L’œuvre proposée ici par Sandrine Rodrigues brouille toutes les pistes : peinture, vidéo et photographie se combinent pour proposer à un spectateur assigné à un regard lent et contemplatif, une expérience troublante, en quête de sens : la présence matérielle de l’image se révèle et se dérobe à la fois. Image fixe ? Image en mouvement ? Peinture ? Vidéo ? Photographie ? Le grain de la vidéo se dialogue avec celui de la photographie tandis qu’une matière picturale liée à la texture du support de projection (la paille) émerge en même temps dans notre vision. Des réminiscences d’histoire de la peinture se superposent aux techniques numériques contemporaines. Il nous faut du temps pour comprendre ce que nous voyons et les différentes pistes nous conduisent finalement sur le chemin de notre propre perception qui ne nous est pas donnée d’emblée mais reste à construire devant l’œuvre.

Enfin, dans le dispositif proposé par l’artiste, la projection sur un écran fait de bottes de paille clôt une sorte de tautologie vaguement ironique : le sujet de l’image -le silo- renvoie en quelque sorte à la fonction première de cet objet et à son matériau d’origine (le grain, les céréales) ce qui contribue à mettre notre regard en boucle, comme la vidéo de l’installation.

Silo 7H36.00 – Silo 7H36.40, diptyque photographique, impression Hahnemühle Photo Rag ultrasmooth 305 g, 22 x 41 cm chaque, 2022

Creusant la même veine liée à la perception du spectateur, l’artiste a extrait deux images de la vidéo, la première et la dernière de la captation, dont les titres affirment le rapport au temps qui passe. Imprimées sur papier, leur rendu oscille entre peinture et photographie : une matière quasi-picturale liée à la texture originelle du support de projection (un mur de bottes de paille) qui se conjugue à des techniques contemporaines de traitements d’image et d’impression.
Le résultat et le jeu visuel nés du mélange du grain de l’image et des pixels issus de la capture d’écran questionnent les certitudes de notre regard et nous invitent à une contemplation interrogative.

Silo#
Série de 8 dessins numériques imprimés sur du papier aquarelle velin, 2017.

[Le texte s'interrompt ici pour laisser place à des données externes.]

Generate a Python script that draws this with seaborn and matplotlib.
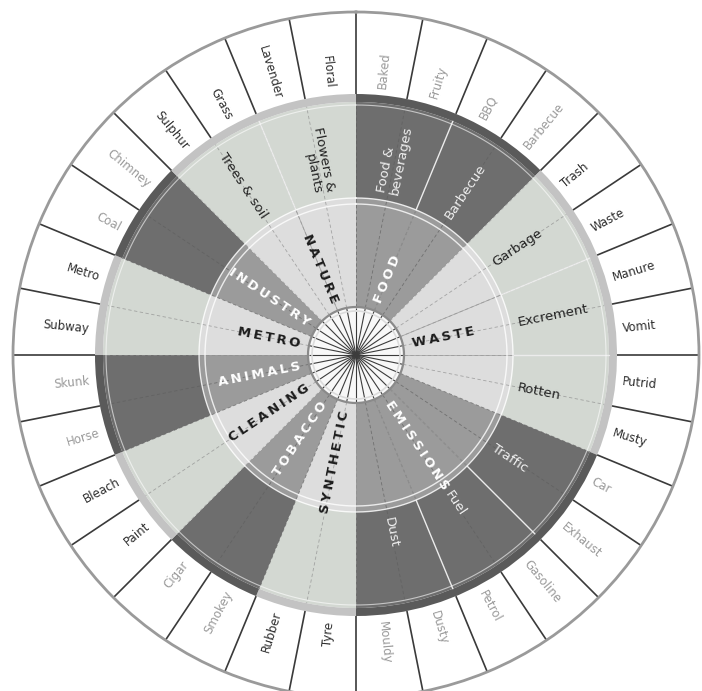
import numpy as np
import matplotlib
matplotlib.use("Agg")
import matplotlib.pyplot as plt
import seaborn as sns

# ─── Data ───────────────────────────────────────────────────────────────────
categories = ["FOOD", "WASTE", "EMISSIONS", "SYNTHETIC", "TOBACCO",
              "CLEANING", "ANIMALS", "METRO", "INDUSTRY", "NATURE"]
category_leaves = [4, 6, 6, 2, 2, 2, 2, 2, 2, 4]

subcategories = ["Food &\nbeverages", "Barbecue", "Garbage", "Excrement", "Rotten",
                 "Traffic", "Fuel", "Dust", "", "", "", "", "", "",
                 "Trees & soil", "Flowers &\nplants"]
subcategory_leaves = [2, 2, 2, 2, 2, 2, 2, 2, 2, 2, 2, 2, 2, 2, 2, 2]

leaves = ["Baked", "Fruity", "BBQ", "Barbecue", "Trash", "Waste", "Manure", "Vomit",
          "Putrid", "Musty", "Car", "Exhaust", "Gasoline", "Petrol", "Dusty", "Mouldy",
          "Tyre", "Rubber", "Smokey", "Cigar", "Paint", "Bleach", "Horse", "Skunk",
          "Subway", "Metro", "Coal", "Chimney", "Sulphur", "Grass", "Lavender", "Floral"]

# ─── Style ──────────────────────────────────────────────────────────────────
sns.set_theme(style="white")
plt.rcParams["font.family"] = ["DejaVu Sans"]

inner_pal = sns.color_palette(["#9b9b9b", "#dddddd"])
middle_pal = sns.color_palette(["#6e6e6e", "#d3d8d2"])
band_pal = sns.color_palette(["#5a5a5a", "#c3c3c3"])
inner_txt = ["white", "#1c1c1c"]
middle_txt = ["#f0f0f0", "#222222"]
outer_txt = ["#9a9a9a", "#2e2e2e"]

# radii in pixels
R_HUB, R_IN, R_MID, R_BAND, R_OUT = 48, 157, 253, 261, 343

W, H = 702, 691
cx, cy = 356, 355
fig = plt.figure(figsize=(W / 100, H / 100), dpi=100, facecolor="white")
ax = fig.add_axes([(cx - R_OUT) / W, (H - cy - R_OUT) / H, 2 * R_OUT / W, 2 * R_OUT / H],
                  projection="polar")
ax.set_theta_zero_location("N")
ax.set_theta_direction(-1)
ax.set_ylim(0, R_OUT)
ax.set_xticks([])
ax.set_yticks([])
ax.grid(False)
ax.set_facecolor("white")
ax.spines["polar"].set_color("#9a9a9a")
ax.spines["polar"].set_linewidth(2)

n_leaf = len(leaves)
lw_ang = 2 * np.pi / n_leaf
leaf_edges = np.arange(n_leaf) * lw_ang
leaf_cat = np.repeat(np.arange(len(categories)), category_leaves)
tone = leaf_cat % 2  # 0 = dark family, 1 = light family


def radial_text(theta, r, s, **kw):
    deg = np.rad2deg(theta) % 360
    phi = 90 - deg
    if deg < 180:
        rot, ha = phi, "left"
    else:
        rot, ha = phi + 180, "right"
    ax.text(theta, r, s, rotation=rot, ha=ha, va="center",
            rotation_mode="anchor", multialignment=ha, **kw)


circ = np.linspace(0, 2 * np.pi, 500)

# ─── Inner ring: categories ─────────────────────────────────────────────────
cat_start = np.concatenate([[0], np.cumsum(category_leaves)[:-1]])
for i, (name, n0, n) in enumerate(zip(categories, cat_start, category_leaves)):
    t0 = n0 * lw_ang
    ax.bar(t0 + n * lw_ang / 2, R_IN - R_HUB, width=n * lw_ang, bottom=R_HUB,
           color=inner_pal[i % 2], edgecolor="none", linewidth=0)
    ax.bar(t0 + n * lw_ang / 2, R_MID - R_IN, width=n * lw_ang, bottom=R_IN,
           color=middle_pal[i % 2], edgecolor="none", linewidth=0)
    ax.bar(t0 + n * lw_ang / 2, R_BAND - R_MID, width=n * lw_ang, bottom=R_MID,
           color=band_pal[i % 2], edgecolor="none", linewidth=0)

# faint dashed lines along every leaf boundary through the inner rings
for t, tn in zip(leaf_edges, tone):
    ax.plot([t, t], [R_HUB, R_MID], ls=(0, (4, 3)), lw=0.6,
            color="#8c8c8c" if tn == 1 else "#5e5e5e", alpha=0.7)

# solid light lines between subcategories
sub_start = np.concatenate([[0], np.cumsum(subcategory_leaves)[:-1]])
for n0 in sub_start:
    if n0 in cat_start:
        continue
    t = n0 * lw_ang
    ax.plot([t, t], [R_IN, R_MID], lw=1, color="#ececec")
    ax.plot([t, t], [R_HUB, R_IN], lw=0.6, color="#9a9a9a", alpha=0.8)

# ring borders
ax.plot(circ, np.full_like(circ, R_IN - 6), color="white", lw=1, alpha=0.8)
ax.plot(circ, np.full_like(circ, R_IN), color="white", lw=1, alpha=0.8)
ax.plot(circ, np.full_like(circ, R_MID - 3), color="white", lw=0.8, alpha=0.6)

# ─── Hub ────────────────────────────────────────────────────────────────────
ax.bar(0, R_HUB, width=2 * np.pi, bottom=0, color="#f8f8f8", edgecolor="none")
ax.vlines(leaf_edges, 0, R_HUB - 1, colors="#3c3c3c", lw=0.8)
ax.plot(circ, np.full_like(circ, R_HUB - 4), color="#dcdcdc", lw=1.2)
ax.plot(circ, np.full_like(circ, R_HUB), color="#8a8a8a", lw=1.6)

# ─── Outer ring: leaves ─────────────────────────────────────────────────────
ax.vlines(leaf_edges, R_BAND, R_OUT, colors="#3a3a3a", lw=1.2)

# ─── Labels ─────────────────────────────────────────────────────────────────
for i, (name, n0, n) in enumerate(zip(categories, cat_start, category_leaves)):
    t = (n0 + n / 2) * lw_ang
    radial_text(t, 57, "\u2009".join(name), fontsize=9.5, fontweight="bold",
                color=inner_txt[i % 2])

for name, n0, n in zip(subcategories, sub_start, subcategory_leaves):
    if not name:
        continue
    t = (n0 + n / 2) * lw_ang
    k = leaf_cat[n0] % 2
    radial_text(t, 165, name, fontsize=9.5, color=middle_txt[k], linespacing=1.0)

for j, name in enumerate(leaves):
    t = (j + 0.5) * lw_ang
    radial_text(t, 268, name, fontsize=8.5, color=outer_txt[tone[j]])

fig.savefig("out.png", dpi=100, facecolor="white")
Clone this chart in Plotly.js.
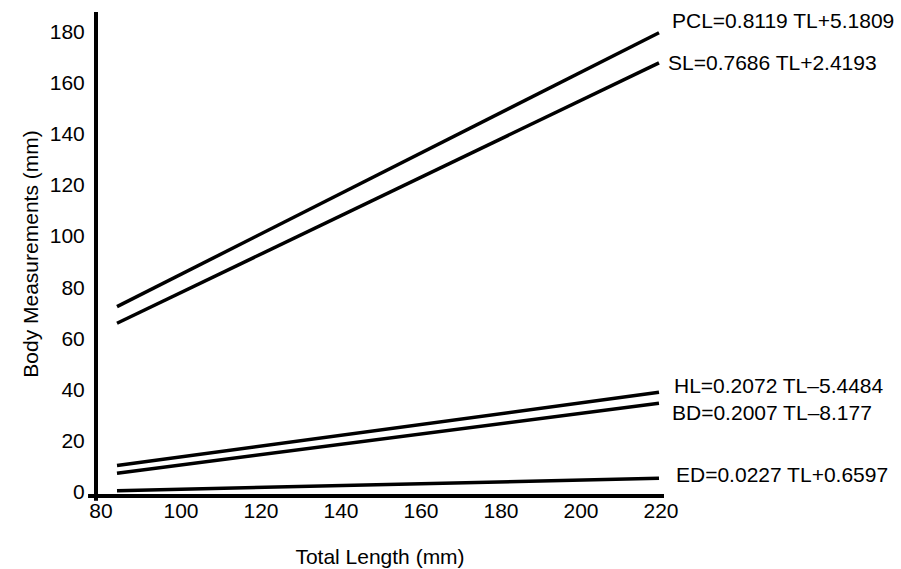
<!DOCTYPE html>
<html>
<head>
<meta charset="utf-8">
<script src="https://cdn.plot.ly/plotly-3.0.1.min.js"></script>
<style>html,body{margin:0;padding:0;background:#fff;}#chart{width:901px;height:569px;}</style>
</head>
<body>
<div id="chart"></div>
<script>
// Data (line end points)
const totalLength = [84, 219.5];
const PCL = [72.4, 179.6];
const SL = [65.9, 167.8];
const HL = [10.2, 38.9];
const BD = [7.2, 34.6];
const ED = [0.4, 5.2];
const seriesNames = ['PCL', 'SL', 'HL', 'BD', 'ED'];
const equations = [
  'PCL=0.8119 TL+5.1809',
  'SL=0.7686 TL+2.4193',
  'HL=0.2072 TL\u20135.4484',
  'BD=0.2007 TL\u20138.177',
  'ED=0.0227 TL+0.6597'
];
const labelY = [184.5, 168.1, 41.4, 31.0, 6.9];
const labelX = [222.3, 221.2, 222.8, 222.3, 223.3];
const xTicks = [80, 100, 120, 140, 160, 180, 200, 220];
const yTicks = [0, 20, 40, 60, 80, 100, 120, 140, 160, 180];

const xRange = [78.75, 220.75];
const seriesData = [PCL, SL, HL, BD, ED];
const font = 'Arial, "Liberation Sans", sans-serif';
const fs = 21;

const traces = seriesData.map((ys, i) => ({
  x: totalLength,
  y: ys,
  name: seriesNames[i],
  type: 'scatter',
  mode: 'lines',
  line: {color: '#000', width: 3.5},
  hoverinfo: 'skip',
  cliponaxis: false
}));

const annotations = equations.map((t, i) => ({
  x: (labelX[i] - xRange[0]) / (xRange[1] - xRange[0]), y: labelY[i],
  xref: 'paper', yref: 'y',
  text: t, showarrow: false, xanchor: 'left', yanchor: 'middle',
  font: {family: font, size: fs, color: '#000'}
}));

const layout = {
  width: 901, height: 569,
  margin: {l: 96, r: 237, t: 12, b: 73, pad: 0},
  paper_bgcolor: '#fff', plot_bgcolor: '#fff',
  showlegend: false,
  font: {family: font, color: '#000'},
  xaxis: {
    range: xRange,
    tickvals: xTicks, ticktext: xTicks.map(String),
    showgrid: false, zeroline: false, showline: false,
    ticks: '',
    tickfont: {family: font, size: fs, color: '#000'},
    title: {text: 'Total Length (mm)', font: {family: font, size: fs, color: '#000'}, standoff: 28}
  },
  yaxis: {
    range: [-1.7, 187.7],
    tickvals: yTicks, ticktext: yTicks.map(String),
    showgrid: false, zeroline: false, showline: false,
    ticks: 'outside', ticklen: 6, tickcolor: 'rgba(0,0,0,0)',
    tickfont: {family: font, size: fs, color: '#000'},
    title: {text: 'Body Measurements (mm)', font: {family: font, size: fs, color: '#000'}, standoff: 5}
  },
  shapes: [
    {type: 'line', xref: 'paper', yref: 'paper', x0: -0.014, x1: 1.0, y0: 0, y1: 0,
     line: {color: '#000', width: 4}},
    {type: 'line', xref: 'paper', yref: 'paper', x0: 0, x1: 0, y0: -0.01, y1: 1.0,
     line: {color: '#000', width: 4}}
  ],
  annotations: annotations
};

Plotly.newPlot('chart', traces, layout, {displayModeBar: false, staticPlot: true});
</script>
</body>
</html>
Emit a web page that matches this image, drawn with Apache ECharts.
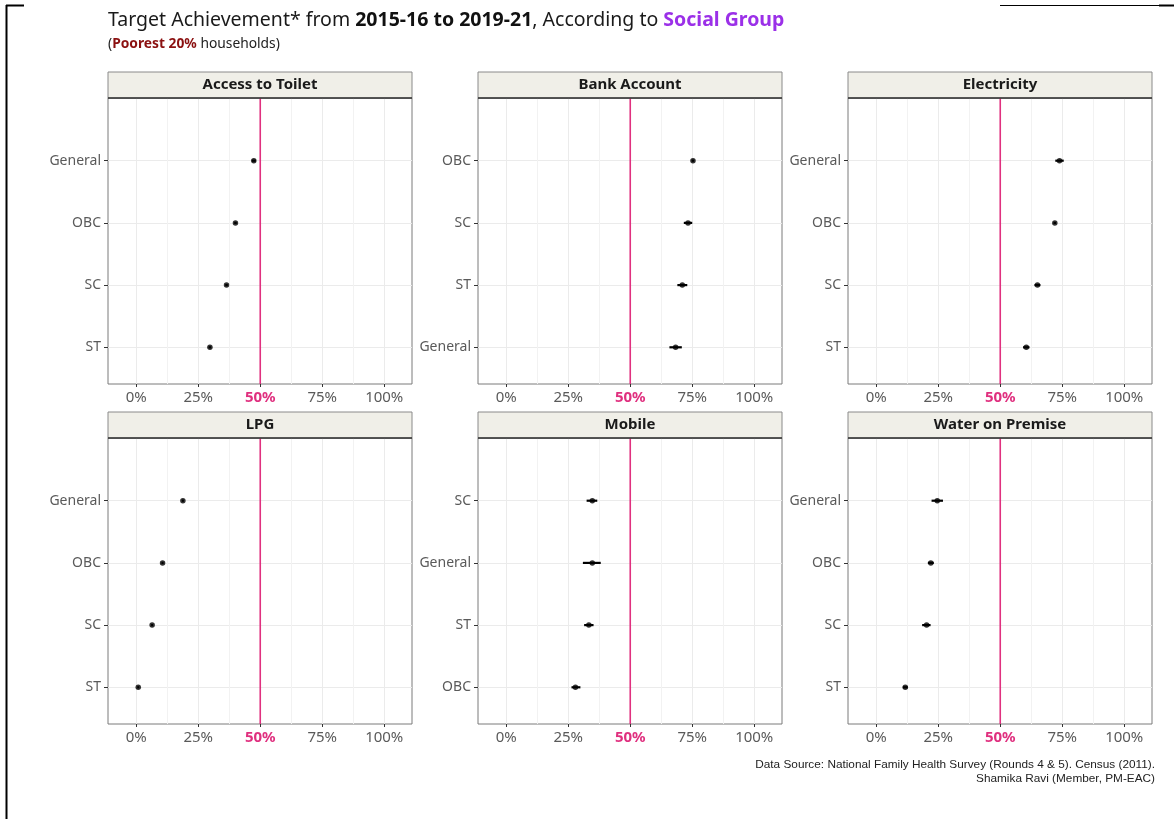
<!DOCTYPE html>
<html>
<head>
<meta charset="utf-8">
<script src="https://cdn.jsdelivr.net/npm/echarts@6/dist/echarts.min.js"></script>
<style>
  html, body { margin: 0; padding: 0; background: #fff; }
  #chart { width: 1174px; height: 819px; }
</style>
</head>
<body>
<div id="chart"></div>
<script>
// Facet titles, in panel order (row by row)
const panelTitles = ['Access to Toilet', 'Bank Account', 'Electricity', 'LPG', 'Mobile', 'Water on Premise'];

// Target achievement (%) by social group, with interval ends
const toiletGroups = ['General', 'OBC', 'SC', 'ST'];
const toiletValues = [47.4, 40.0, 36.4, 29.7];
const toiletLow = [46.6, 39.5, 35.9, 29.2];
const toiletHigh = [48.2, 40.5, 36.9, 30.2];

const bankGroups = ['OBC', 'SC', 'ST', 'General'];
const bankValues = [75.3, 73.3, 71.0, 68.3];
const bankLow = [74.8, 71.6, 69.0, 65.8];
const bankHigh = [75.8, 75.0, 73.0, 70.8];

const elecGroups = ['General', 'OBC', 'SC', 'ST'];
const elecValues = [73.9, 72.0, 65.0, 60.5];
const elecLow = [72.2, 71.5, 63.8, 59.2];
const elecHigh = [75.6, 72.5, 66.2, 61.8];

const lpgGroups = ['General', 'OBC', 'SC', 'ST'];
const lpgValues = [18.8, 10.6, 6.4, 0.8];
const lpgLow = [18.4, 10.2, 6.0, 0.4];
const lpgHigh = [19.2, 11.0, 6.8, 1.2];

const mobileGroups = ['SC', 'General', 'ST', 'OBC'];
const mobileValues = [34.7, 34.7, 33.3, 27.9];
const mobileLow = [32.4, 30.9, 31.4, 26.3];
const mobileHigh = [36.7, 38.1, 35.2, 29.9];

const waterGroups = ['General', 'OBC', 'SC', 'ST'];
const waterValues = [24.6, 22.0, 20.3, 11.7];
const waterLow = [22.3, 20.8, 18.5, 10.7];
const waterHigh = [26.9, 23.2, 21.9, 12.7];

// Axis ticks and the 50% target line
const xTicks = [0, 25, 50, 75, 100];
const xMinorTicks = [12.5, 37.5, 62.5, 87.5];
const targetValue = 50;

const panels = [
  { groups: toiletGroups, values: toiletValues, low: toiletLow, high: toiletHigh },
  { groups: bankGroups, values: bankValues, low: bankLow, high: bankHigh },
  { groups: elecGroups, values: elecValues, low: elecLow, high: elecHigh },
  { groups: lpgGroups, values: lpgValues, low: lpgLow, high: lpgHigh },
  { groups: mobileGroups, values: mobileValues, low: mobileLow, high: mobileHigh },
  { groups: waterGroups, values: waterValues, low: waterLow, high: waterHigh }
];

// Layout of the 3x2 facet grid
const colLeft = [108, 478, 848];
const rowTop = [98, 438];
const panelW = 304;
const panelH = 286;
const stripH = 26;
const catTopPad = 62.7;
const catBottomPad = 36.7;
const xMin = -11.4, xMax = 111.2;

const FONT = '"Noto Sans", "DejaVu Sans", sans-serif';
const PINK = '#e0307f';
const GRID_COLOR = '#ebebeb';

const grids = [], xAxes = [], yAxes = [], series = [], graphics = [];

panels.forEach((p, i) => {
  const L = colLeft[i % 3];
  const T = rowTop[Math.floor(i / 3)];

  // frame grid: border, vertical gridlines, x labels, target line
  const gA = grids.length;
  grids.push({ left: L, top: T, width: panelW, height: panelH, show: true,
    backgroundColor: '#fff', borderColor: '#7a7a7a', borderWidth: 1, containLabel: false });
  // grid for the groups: spans first to last category
  const gB = grids.length;
  grids.push({ left: L, top: T + catTopPad, width: panelW,
    height: panelH - catTopPad - catBottomPad, containLabel: false });

  const xA = xAxes.length;
  xAxes.push({
    type: 'value', gridIndex: gA, min: xMin, max: xMax, position: 'bottom',
    axisLine: { show: false, onZero: false },
    axisTick: { show: true, length: 3, customValues: xTicks, lineStyle: { color: '#333', width: 1 } },
    axisLabel: {
      customValues: xTicks, margin: 6, color: '#5a5a5a', fontFamily: FONT, fontSize: 15,
      formatter: v => (v === targetValue ? '{hl|' + v + '%}' : v + '%'),
      rich: { hl: { color: PINK, fontWeight: 'bold', fontFamily: FONT, fontSize: 15 } }
    },
    splitLine: { show: true, lineStyle: { color: GRID_COLOR, width: 1 } }
  });
  xAxes.push({
    type: 'value', gridIndex: gA, min: xMin, max: xMax, position: 'top',
    axisLine: { show: false, onZero: false },
    axisTick: { show: false, customValues: xMinorTicks },
    axisLabel: { show: false, customValues: xMinorTicks },
    splitLine: { show: true, lineStyle: { color: '#f2f2f2', width: 1 } }
  });
  const xB = xAxes.length;
  xAxes.push({
    type: 'value', gridIndex: gB, min: xMin, max: xMax, show: false,
    axisLine: { onZero: false },
    splitLine: { show: false }
  });

  const yA = yAxes.length;
  yAxes.push({ type: 'value', gridIndex: gA, min: 0, max: 1, show: false,
    axisLine: { onZero: false }, splitLine: { show: false } });
  const yB = yAxes.length;
  yAxes.push({
    type: 'category', gridIndex: gB, data: p.groups, inverse: true, boundaryGap: false,
    position: 'left',
    axisLine: { show: false, onZero: false },
    axisTick: { show: true, length: 4, lineStyle: { color: '#333', width: 1 } },
    axisLabel: { margin: 7, color: '#5a5a5a', fontFamily: FONT, fontSize: 14 },
    splitLine: { show: true, lineStyle: { color: GRID_COLOR, width: 1 } }
  });

  // target line at 50%
  series.push({
    type: 'line', xAxisIndex: xA, yAxisIndex: yA, silent: true, symbol: 'none',
    data: [[targetValue, 0], [targetValue, 1]],
    lineStyle: { color: PINK, width: 1.6 }, z: 3
  });

  // interval bars
  series.push({
    type: 'custom', xAxisIndex: xB, yAxisIndex: yB, silent: true, z: 4,
    encode: { x: [0, 1], y: 2 },
    data: p.low.map((lo, k) => [lo, p.high[k], p.groups[k]]),
    renderItem: (params, api) => {
      const c = api.value(2);
      const a = api.coord([api.value(0), c]);
      const b = api.coord([api.value(1), c]);
      return { type: 'line', shape: { x1: a[0], y1: a[1], x2: b[0], y2: b[1] },
        style: { stroke: '#000', lineWidth: 2.2 } };
    }
  });

  // point estimates
  series.push({
    type: 'scatter', xAxisIndex: xB, yAxisIndex: yB, silent: true, z: 5,
    symbol: 'circle', symbolSize: 5.5,
    itemStyle: { color: '#000' },
    data: p.values.map((v, k) => [v, p.groups[k]])
  });

  // facet strip
  graphics.push({
    type: 'rect', shape: { x: L, y: T - stripH, width: panelW, height: stripH },
    style: { fill: '#f0efe8', stroke: '#8a8a8a', lineWidth: 1 }, z: 10
  });
  graphics.push({
    type: 'line', shape: { x1: L, y1: T, x2: L + panelW, y2: T },
    style: { stroke: '#333', lineWidth: 1.5 }, z: 11
  });
  graphics.push({
    type: 'text', x: L + panelW / 2, y: T - stripH / 2, z: 12,
    style: { text: panelTitles[i], fill: '#1a1a1a', font: 'bold 15px ' + FONT,
      align: 'center', verticalAlign: 'middle' }
  });
});

// heading
graphics.push({
  type: 'text', x: 108, y: 20, z: 12,
  style: {
    text: '{a|Target Achievement* from }{b|2015-16 to 2019-21}{a|, According to }{c|Social Group}',
    verticalAlign: 'middle',
    rich: {
      a: { fontFamily: FONT, fontSize: 19.5, fill: '#1a1a1a' },
      b: { fontFamily: FONT, fontSize: 19.5, fontWeight: 'bold', fill: '#111' },
      c: { fontFamily: FONT, fontSize: 19.5, fontWeight: 'bold', fill: '#9b30e8' }
    }
  }
});
graphics.push({
  type: 'text', x: 108, y: 44, z: 12,
  style: {
    text: '{a|(}{b|Poorest 20%}{a| households)}',
    verticalAlign: 'middle',
    rich: {
      a: { fontFamily: FONT, fontSize: 13.8, fill: '#222' },
      b: { fontFamily: FONT, fontSize: 13.8, fontWeight: 'bold', fill: '#8b1010' }
    }
  }
});

// source note
graphics.push({
  type: 'text', x: 1155, y: 758, z: 12,
  style: {
    text: 'Data Source: National Family Health Survey (Rounds 4 & 5). Census (2011).\nShamika Ravi (Member, PM-EAC)',
    align: 'right', verticalAlign: 'top', lineHeight: 13.5,
    font: '11.8px "Liberation Sans", Arial, sans-serif', fill: '#222'
  }
});

// page frame
graphics.push({ type: 'line', shape: { x1: 6.5, y1: 5, x2: 6.5, y2: 819 }, style: { stroke: '#000', lineWidth: 2 }, z: 12 });
graphics.push({ type: 'line', shape: { x1: 6, y1: 5.5, x2: 24, y2: 5.5 }, style: { stroke: '#000', lineWidth: 2 }, z: 12 });
graphics.push({ type: 'line', shape: { x1: 1000, y1: 5.5, x2: 1160, y2: 5.5 }, style: { stroke: '#000', lineWidth: 1 }, z: 12 });
graphics.push({ type: 'line', shape: { x1: 1159, y1: 5.5, x2: 1174, y2: 5.5 }, style: { stroke: '#000', lineWidth: 2 }, z: 12 });

const chart = echarts.init(document.getElementById('chart'), null, { renderer: 'canvas' });
chart.setOption({
  backgroundColor: '#fff',
  animation: false,
  grid: grids,
  xAxis: xAxes,
  yAxis: yAxes,
  series: series,
  graphic: graphics
});
</script>
</body>
</html>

Enfin, pour compléter le dispositif, un ensemble de dessins, présentés de manière classique, sous cadre.
Au départ il y a les dessins des bâtiments, réalisés d’après nature sur un carnet de croquis ; ils sont ensuite scannés et retravaillés avec un logiciel, ce qui induit une pixellisation accentuée des images et une modification des contrastes. Enfin, l’artiste les imprime sur un papier épais, grenu, semblable à ceux utilisés pour l’aquarelle, où l’on s’attendrait à une pratique et un rendu traditionnels, ancrés dans un savoir-faire. Le résultat donne une texture nouvelle à l’image finale présentée, proche de celle qu’on obtiendrait dans une représentation picturale traditionnelle.

Grain matériel du papier et pixel numérique dialoguent dans une restitution composite du motif initialement observé. On voit ici comment le va et vient entre image physique et image digitale nourrit la réflexion et le propos de Sandrine Rodrigues. Une fois encore il n’y a pas un seul medium à l’œuvre ni un seul système de présentation pour traduire l’interprétation graphique initiale, ce qui questionne et perturbe le regard que nous pouvons porter sur la perception de la réalité et de sa traduction plastique.